Happy 25th Anniversary to the Exxon Valdez oil spill. Those were some good times. What did biologists discover from it? That the oil industry is horrible for wildlife:
Scientists had traditionally believed that oil basically had to cover an animal or embryo to hurt it. But the evidence they saw in Alaska suggested it didn’t take much oil to do a lot of damage. And that damage could manifest in different ways.
For example, oil under rocks and in sediments contaminated clams that sea otters ate. It didn’t kill the otters outright: Wildlife biologist Dan Esler of the U.S. Geological Survey says it shortened otters’ lives and suppressed the population for 20 years.

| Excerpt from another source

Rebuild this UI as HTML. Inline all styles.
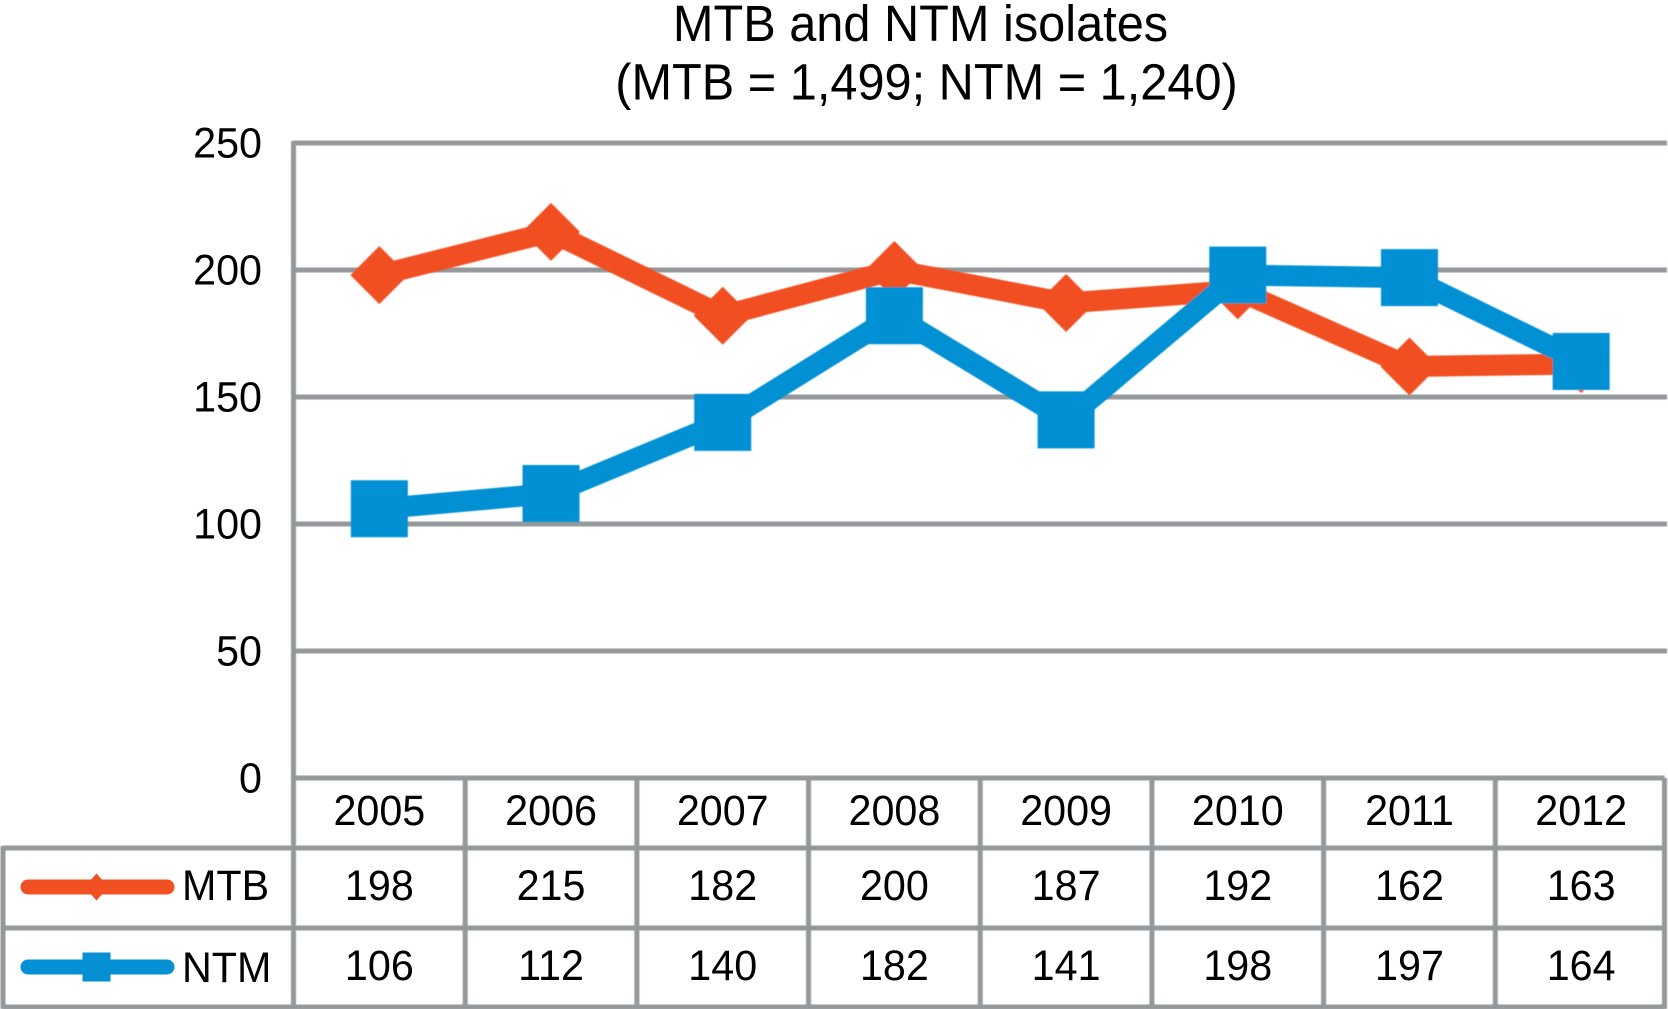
<!DOCTYPE html>
<html lang="en">
<head>
<meta charset="utf-8">
<title>MTB and NTM isolates</title>
<style>
  html, body { margin: 0; padding: 0; background: #fff; }
  body { width: 1668px; height: 1009px; overflow: hidden; }
  svg { display: block; }
  text { font-family: "Liberation Sans", Arial, sans-serif; fill: #000; }
</style>
</head>
<body>
<svg id="chart" width="1668" height="1009" viewBox="0 0 1668 1009" xmlns="http://www.w3.org/2000/svg">
  <defs>
    <filter id="soft" filterUnits="userSpaceOnUse" x="0" y="0" width="1668" height="1009">
      <feGaussianBlur stdDeviation="0.6"/>
    </filter>
  </defs>
  <text transform="translate(920.5 41) scale(0.955 1)" font-size="51" text-anchor="middle">MTB and NTM isolates</text>
  <text transform="translate(926.5 99.5) scale(0.955 1)" font-size="51" text-anchor="middle">(MTB = 1,499; NTM = 1,240)</text>
  <g id="grid" filter="url(#soft)"></g>
  <g id="yticks"></g>
  <g id="table"></g>
  <g id="series" filter="url(#soft)"></g>
  <g id="legend"></g>
</svg>
<script>
const years = ["2005", "2006", "2007", "2008", "2009", "2010", "2011", "2012"];
const mtbValues = [198, 215, 182, 200, 187, 192, 162, 163];
const ntmValues = [106, 112, 140, 182, 141, 198, 197, 164];
const yTicks = [0, 50, 100, 150, 200, 250];

const NS = "http://www.w3.org/2000/svg";
const GRID_COLOR = "#94989a";
const MTB_COLOR = "#f15022";
const NTM_COLOR = "#0490d3";
const plotLeft = 293.5, plotRight = 1667, tableRight = 1664.5, plotBottom = 778, pxPerUnit = 2.54;
const tableLeft = 3, rowHeaderBottom = 848, row1Bottom = 928, row2Bottom = 1007;
const LABEL_SIZE = 43, LABEL_SQUEEZE = 0.96;

function xScale(i) {
  const band = (plotRight - plotLeft) / years.length;
  return plotLeft + band * (i + 0.5);
}
function xEdge(i) {
  const band = (plotRight - plotLeft) / years.length;
  return plotLeft + band * i;
}
function yScale(v) {
  return plotBottom - v * pxPerUnit;
}
function make(tag, attrs, parent) {
  const el = document.createElementNS(NS, tag);
  for (const k in attrs) el.setAttribute(k, attrs[k]);
  parent.appendChild(el);
  return el;
}
function gridStroke(x1, y1, x2, y2, parent) {
  return make("line", { x1, y1, x2, y2, stroke: GRID_COLOR, "stroke-width": 5 }, parent);
}
function label(parent, x, y, str, anchor) {
  const el = make("text", {
    transform: "translate(" + x + " " + y + ") scale(" + LABEL_SQUEEZE + " 1)",
    "font-size": LABEL_SIZE,
    "text-anchor": anchor
  }, parent);
  el.textContent = str;
  return el;
}

const gridG = document.getElementById("grid");
const tickG = document.getElementById("yticks");
const tableG = document.getElementById("table");
const seriesG = document.getElementById("series");
const legendG = document.getElementById("legend");

yTicks.forEach(function (t) {
  const line = gridStroke(plotLeft, yScale(t), t === 0 ? tableRight : plotRight, yScale(t), gridG);
  
  
  const tick = label(tickG, 262, yScale(t) + 14.5, String(t), "end");
  
  
});

const axisLine = gridStroke(plotLeft, yScale(250) - 2, plotLeft, row2Bottom + 2, gridG);



[rowHeaderBottom, row1Bottom, row2Bottom].forEach(function (y) {
  const rule = gridStroke(tableLeft, y, tableRight, y, gridG);
  
  
});
const leftRule = gridStroke(tableLeft, rowHeaderBottom - 2, tableLeft, row2Bottom + 2, gridG);



years.forEach(function (year, i) {
  const edge = Math.min(xEdge(i + 1), tableRight);
  const rule = gridStroke(edge, plotBottom, edge, row2Bottom + 2, gridG);
  
  

  const head = label(tableG, xScale(i), 825, year, "middle");
  
  

  const mtbCell = label(tableG, xScale(i), 900, String(mtbValues[i]), "middle");
  
  

  const ntmCell = label(tableG, xScale(i), 980, String(ntmValues[i]), "middle");
  
  
});

function seriesLine(values, color, parent) {
  const pts = values.map(function (v, i) { return xScale(i) + "," + yScale(v); }).join(" ");
  return make("polyline", { points: pts, fill: "none", stroke: color, "stroke-width": 21, "stroke-linejoin": "round" }, parent);
}
function diamond(cx, cy, rx, ry, color, parent) {
  const pts = [[cx, cy - ry], [cx + rx, cy], [cx, cy + ry], [cx - rx, cy]].map(function (p) { return p.join(","); }).join(" ");
  return make("polygon", { points: pts, fill: color }, parent);
}
function square(cx, cy, w, h, color, parent) {
  return make("rect", { x: cx - w / 2, y: cy - h / 2, width: w, height: h, fill: color }, parent);
}

const mtbLine = seriesLine(mtbValues, MTB_COLOR, seriesG);


mtbValues.forEach(function (v, i) {
  const m = diamond(xScale(i), yScale(v), 29, 29, MTB_COLOR, seriesG);
  
  
});

const ntmLine = seriesLine(ntmValues, NTM_COLOR, seriesG);


ntmValues.forEach(function (v, i) {
  const m = square(xScale(i), yScale(v), 57, 57, NTM_COLOR, seriesG);
  
  
});

const mtbKey = make("line", { x1: 28, y1: 887, x2: 167, y2: 887, stroke: MTB_COLOR, "stroke-width": 15, "stroke-linecap": "round" }, legendG);


const mtbKeyMark = diamond(96.5, 887, 12, 13.5, MTB_COLOR, legendG);


const mtbKeyLabel = label(legendG, 182, 900, "MTB", "start");



const ntmKey = make("line", { x1: 28, y1: 967, x2: 167, y2: 967, stroke: NTM_COLOR, "stroke-width": 15, "stroke-linecap": "round" }, legendG);


const ntmKeyMark = square(96.5, 967, 28, 29, NTM_COLOR, legendG);


const ntmKeyLabel = label(legendG, 182, 982, "NTM", "start");


</script>
</body>
</html>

“The understanding that lingering oil could have chronic effects on wildlife populations was a new and important finding, and one that we did not anticipate at the time that we started the research,” Esler says.
Through years of research, scientists discovered another unexpected effect, this time related to fish eggs. The clue came from pink salmon, which weren’t doing well even years after the spill. To figure out why, Rice’s team exposed pink salmon embryos to tiny amounts of oil.
“We were dosing them with oil that you couldn’t see [and] you couldn’t smell. But we were doing it for a really long time,” Rice says. “And six months later, they had abnormalities.”
Rice says it was one of the many “wows” that came from his years heading up a NOAA team researching the spill’s effects.
But hey, I’m sure everything is back to normal in the Gulf after the BP spill and that we should continue right on drilling like nothing ever happened.